TASK GOAL: Every line of the material is to be quoted verbatim, minus the pictures.

SOURCE DATA:
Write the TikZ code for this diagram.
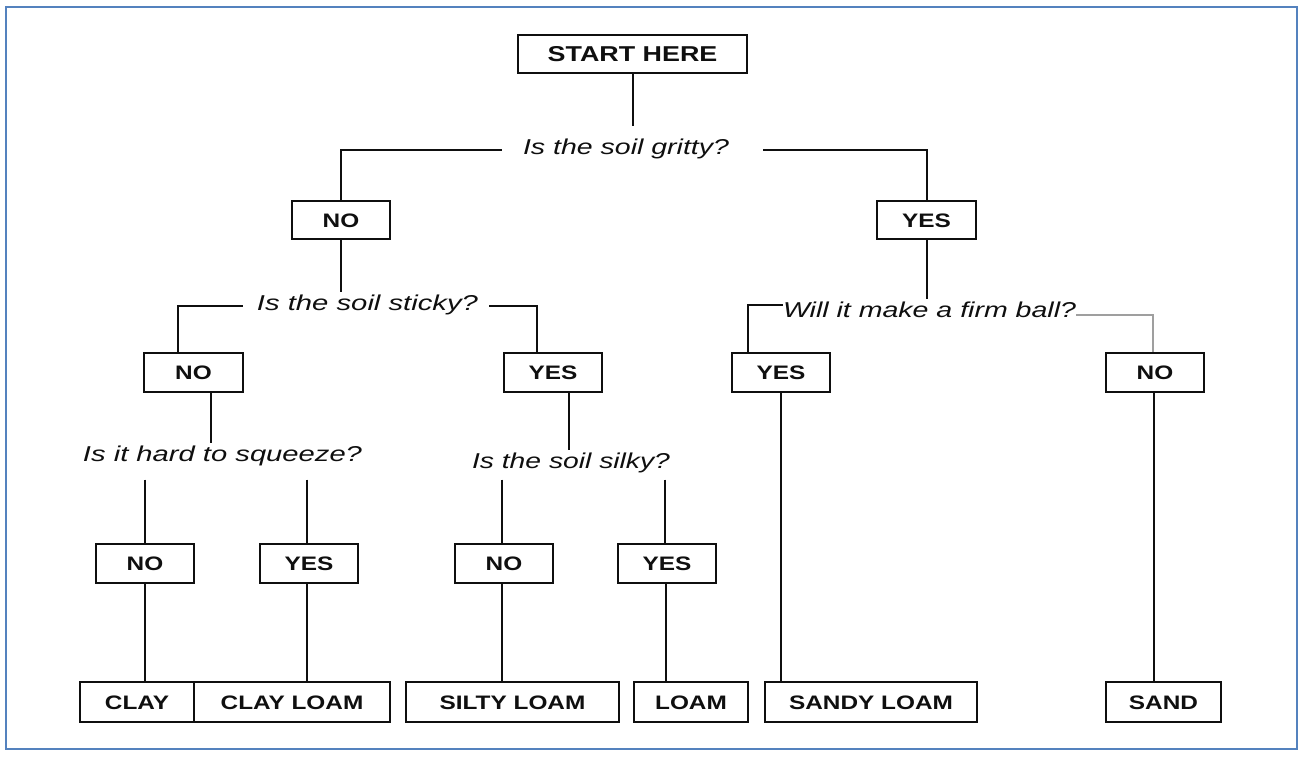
\documentclass[tikz,border=0pt]{standalone}
\usepackage{fontspec}
\setmainfont{Liberation Sans}
\newfontfamily\labfont[FakeStretch=1.25]{Liberation Sans}
\usepackage{graphicx}
\definecolor{frameblue}{RGB}{84,130,190}
\definecolor{ink}{RGB}{15,15,15}
\newcommand{\fitq}[2]{\resizebox{#1}{\height}{#2}}
\begin{document}
\begin{tikzpicture}[x=1pt,y=-1pt,
  box/.style={draw=ink, line width=1.8pt, inner sep=0pt, minimum height=38pt,
    font=\labfont\bfseries\fontsize{19.5}{22}\selectfont,
    text height=14pt, text depth=0pt, text=ink},
  ques/.style={inner xsep=0pt, inner ysep=2pt,
    font=\itshape\fontsize{21.5}{24}\selectfont,
    text height=15.5pt, text depth=4.5pt, text=ink},
  conn/.style={draw=ink, line width=1.8pt},
  faint/.style={draw=gray!75, line width=1.3pt}]

\fill[white] (0,0) rectangle (1303,756);
\useasboundingbox (0,0) rectangle (1303,756);
\draw[frameblue, line width=1.5pt] (6,7) rectangle (1297,749);

% boxes
\node[box, minimum width=229pt, font=\labfont\bfseries\fontsize{21.5}{24}\selectfont, text height=15.4pt] (start) at (632.5,54) {START HERE};
\node[box, minimum width=98pt] (no1) at (341,220) {NO};
\node[box, minimum width=99pt] (yes1) at (926.5,220) {YES};
\node[box, minimum width=99pt, minimum height=39pt] (no2) at (193.5,372.5) {NO};
\node[box, minimum width=98pt, minimum height=39pt] (yes2) at (553,372.5) {YES};
\node[box, minimum width=98pt, minimum height=39pt] (yes3) at (781,372.5) {YES};
\node[box, minimum width=98pt, minimum height=39pt] (no3) at (1155,372.5) {NO};
\node[box, minimum width=98pt, minimum height=39pt] (no4) at (145,563.5) {NO};
\node[box, minimum width=98pt, minimum height=39pt] (yes4) at (309,563.5) {YES};
\node[box, minimum width=98pt, minimum height=39pt] (no5) at (504,563.5) {NO};
\node[box, minimum width=98pt, minimum height=39pt] (yes5) at (667,563.5) {YES};
\node[box, minimum width=114pt, minimum height=40pt] (clay) at (137,702) {CLAY};
\node[box, minimum width=196pt, minimum height=40pt] (clayloam) at (292,702) {CLAY LOAM};
\node[box, minimum width=213pt, minimum height=40pt] (silty) at (512.5,702) {SILTY LOAM};
\node[box, minimum width=114pt, minimum height=40pt] (loam) at (691,702) {LOAM};
\node[box, minimum width=212pt, minimum height=40pt] (sandy) at (871,702) {SANDY LOAM};
\node[box, minimum width=115pt, minimum height=40pt] (sand) at (1163.5,702) {SAND};

% questions
\node[ques] (q1) at (626,148.5) {\fitq{206pt}{Is the soil gritty?}};
\node[ques] (q2) at (367.5,304.5) {\fitq{221pt}{Is the soil sticky?}};
\node[ques] (q3) at (222.5,455.5) {\fitq{279pt}{Is it hard to squeeze?}};
\node[ques] (q4) at (571,462.5) {\fitq{198pt}{Is the soil silky?}};
\node[ques] (q5) at (929.5,311.5) {\fitq{293pt}{Will it make a firm ball?}};

\coordinate (q3b) at ([yshift=-12pt]q3.south);
\coordinate (q4b) at ([yshift=-5pt]q4.south);

% connectors
\draw[conn] ([xshift=0.5pt]start.south) -- ([xshift=0.5pt,yshift=10pt]start.south |- q1.north);
\draw[conn] ([xshift=-21pt,yshift=-1.5pt]q1.west) -| (no1.north);
\draw[conn] ([xshift=34pt,yshift=-1.5pt]q1.east) -| ([xshift=0.5pt]yes1.north);

\draw[conn] (no1.south) -- (no1.south |- q2.north);
\draw[conn] ([xshift=-14pt,yshift=-1.5pt]q2.west) -| ([xshift=-15.5pt]no2.north);
\draw[conn] ([xshift=11pt,yshift=-1.5pt]q2.east) -| ([xshift=-16pt]yes2.north);

\draw[conn] ([xshift=17.5pt]no2.south) -- ([xshift=17.5pt]no2.south |- q3.north);
\draw[conn] ([xshift=16pt]yes2.south) -- ([xshift=16pt]yes2.south |- q4.north);

\draw[conn] (no4.north |- q3b) -- (no4.north);
\draw[conn] ([xshift=-2pt]yes4.north |- q3b) -- ([xshift=-2pt]yes4.north);
\draw[conn] ([xshift=-2pt]no5.north |- q4b) -- ([xshift=-2pt]no5.north);
\draw[conn] ([xshift=-2pt]yes5.north |- q4b) -- ([xshift=-2pt]yes5.north);

\draw[conn] ([xshift=0.5pt]yes1.south) -- ([xshift=0.5pt]yes1.south |- q5.north);
\draw[conn] ([yshift=6.5pt]q5.west) -| ([xshift=-33pt]yes3.north);
\draw[faint] ([yshift=-3.5pt]q5.east) -| ([xshift=-2pt]no3.north);

\draw[conn] (no4.south) -- (no4.south |- clay.north);
\draw[conn] ([xshift=-2pt]yes4.south) -- ([xshift=-2pt]yes4.south |- clayloam.north);
\draw[conn] ([xshift=-2pt]no5.south) -- ([xshift=-2pt]no5.south |- silty.north);
\draw[conn] ([xshift=-1pt]yes5.south) -- ([xshift=-1pt]yes5.south |- loam.north);
\draw[conn] (yes3.south) -- (yes3.south |- sandy.north);
\draw[conn] ([xshift=-1pt]no3.south) -- ([xshift=-1pt]no3.south |- sand.north);
\end{tikzpicture}
\end{document}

RESULT:
Write the TikZ code for this diagram.
\documentclass[tikz,border=0pt]{standalone}
\usepackage{fontspec}
\setmainfont{Liberation Sans}
\newfontfamily\labfont[FakeStretch=1.25]{Liberation Sans}
\usepackage{graphicx}
\definecolor{frameblue}{RGB}{84,130,190}
\definecolor{ink}{RGB}{15,15,15}
\newcommand{\fitq}[2]{\resizebox{#1}{\height}{#2}}
\begin{document}
\begin{tikzpicture}[x=1pt,y=-1pt,
  box/.style={draw=ink, line width=1.8pt, inner sep=0pt, minimum height=38pt,
    font=\labfont\bfseries\fontsize{19.5}{22}\selectfont,
    text height=14pt, text depth=0pt, text=ink},
  ques/.style={inner xsep=0pt, inner ysep=2pt,
    font=\itshape\fontsize{21.5}{24}\selectfont,
    text height=15.5pt, text depth=4.5pt, text=ink},
  conn/.style={draw=ink, line width=1.8pt},
  faint/.style={draw=gray!75, line width=1.3pt}]

\fill[white] (0,0) rectangle (1303,756);
\useasboundingbox (0,0) rectangle (1303,756);
\draw[frameblue, line width=1.5pt] (6,7) rectangle (1297,749);

% boxes
\node[box, minimum width=229pt, font=\labfont\bfseries\fontsize{21.5}{24}\selectfont, text height=15.4pt] (start) at (632.5,54) {START HERE};
\node[box, minimum width=98pt] (no1) at (341,220) {NO};
\node[box, minimum width=99pt] (yes1) at (926.5,220) {YES};
\node[box, minimum width=99pt, minimum height=39pt] (no2) at (193.5,372.5) {NO};
\node[box, minimum width=98pt, minimum height=39pt] (yes2) at (553,372.5) {YES};
\node[box, minimum width=98pt, minimum height=39pt] (yes3) at (781,372.5) {YES};
\node[box, minimum width=98pt, minimum height=39pt] (no3) at (1155,372.5) {NO};
\node[box, minimum width=98pt, minimum height=39pt] (no4) at (145,563.5) {NO};
\node[box, minimum width=98pt, minimum height=39pt] (yes4) at (309,563.5) {YES};
\node[box, minimum width=98pt, minimum height=39pt] (no5) at (504,563.5) {NO};
\node[box, minimum width=98pt, minimum height=39pt] (yes5) at (667,563.5) {YES};
\node[box, minimum width=114pt, minimum height=40pt] (clay) at (137,702) {CLAY};
\node[box, minimum width=196pt, minimum height=40pt] (clayloam) at (292,702) {CLAY LOAM};
\node[box, minimum width=213pt, minimum height=40pt] (silty) at (512.5,702) {SILTY LOAM};
\node[box, minimum width=114pt, minimum height=40pt] (loam) at (691,702) {LOAM};
\node[box, minimum width=212pt, minimum height=40pt] (sandy) at (871,702) {SANDY LOAM};
\node[box, minimum width=115pt, minimum height=40pt] (sand) at (1163.5,702) {SAND};

% questions
\node[ques] (q1) at (626,148.5) {\fitq{206pt}{Is the soil gritty?}};
\node[ques] (q2) at (367.5,304.5) {\fitq{221pt}{Is the soil sticky?}};
\node[ques] (q3) at (222.5,455.5) {\fitq{279pt}{Is it hard to squeeze?}};
\node[ques] (q4) at (571,462.5) {\fitq{198pt}{Is the soil silky?}};
\node[ques] (q5) at (929.5,311.5) {\fitq{293pt}{Will it make a firm ball?}};

\coordinate (q3b) at ([yshift=-12pt]q3.south);
\coordinate (q4b) at ([yshift=-5pt]q4.south);

% connectors
\draw[conn] ([xshift=0.5pt]start.south) -- ([xshift=0.5pt,yshift=10pt]start.south |- q1.north);
\draw[conn] ([xshift=-21pt,yshift=-1.5pt]q1.west) -| (no1.north);
\draw[conn] ([xshift=34pt,yshift=-1.5pt]q1.east) -| ([xshift=0.5pt]yes1.north);

\draw[conn] (no1.south) -- (no1.south |- q2.north);
\draw[conn] ([xshift=-14pt,yshift=-1.5pt]q2.west) -| ([xshift=-15.5pt]no2.north);
\draw[conn] ([xshift=11pt,yshift=-1.5pt]q2.east) -| ([xshift=-16pt]yes2.north);

\draw[conn] ([xshift=17.5pt]no2.south) -- ([xshift=17.5pt]no2.south |- q3.north);
\draw[conn] ([xshift=16pt]yes2.south) -- ([xshift=16pt]yes2.south |- q4.north);

\draw[conn] (no4.north |- q3b) -- (no4.north);
\draw[conn] ([xshift=-2pt]yes4.north |- q3b) -- ([xshift=-2pt]yes4.north);
\draw[conn] ([xshift=-2pt]no5.north |- q4b) -- ([xshift=-2pt]no5.north);
\draw[conn] ([xshift=-2pt]yes5.north |- q4b) -- ([xshift=-2pt]yes5.north);

\draw[conn] ([xshift=0.5pt]yes1.south) -- ([xshift=0.5pt]yes1.south |- q5.north);
\draw[conn] ([yshift=6.5pt]q5.west) -| ([xshift=-33pt]yes3.north);
\draw[faint] ([yshift=-3.5pt]q5.east) -| ([xshift=-2pt]no3.north);

\draw[conn] (no4.south) -- (no4.south |- clay.north);
\draw[conn] ([xshift=-2pt]yes4.south) -- ([xshift=-2pt]yes4.south |- clayloam.north);
\draw[conn] ([xshift=-2pt]no5.south) -- ([xshift=-2pt]no5.south |- silty.north);
\draw[conn] ([xshift=-1pt]yes5.south) -- ([xshift=-1pt]yes5.south |- loam.north);
\draw[conn] (yes3.south) -- (yes3.south |- sandy.north);
\draw[conn] ([xshift=-1pt]no3.south) -- ([xshift=-1pt]no3.south |- sand.north);
\end{tikzpicture}
\end{document}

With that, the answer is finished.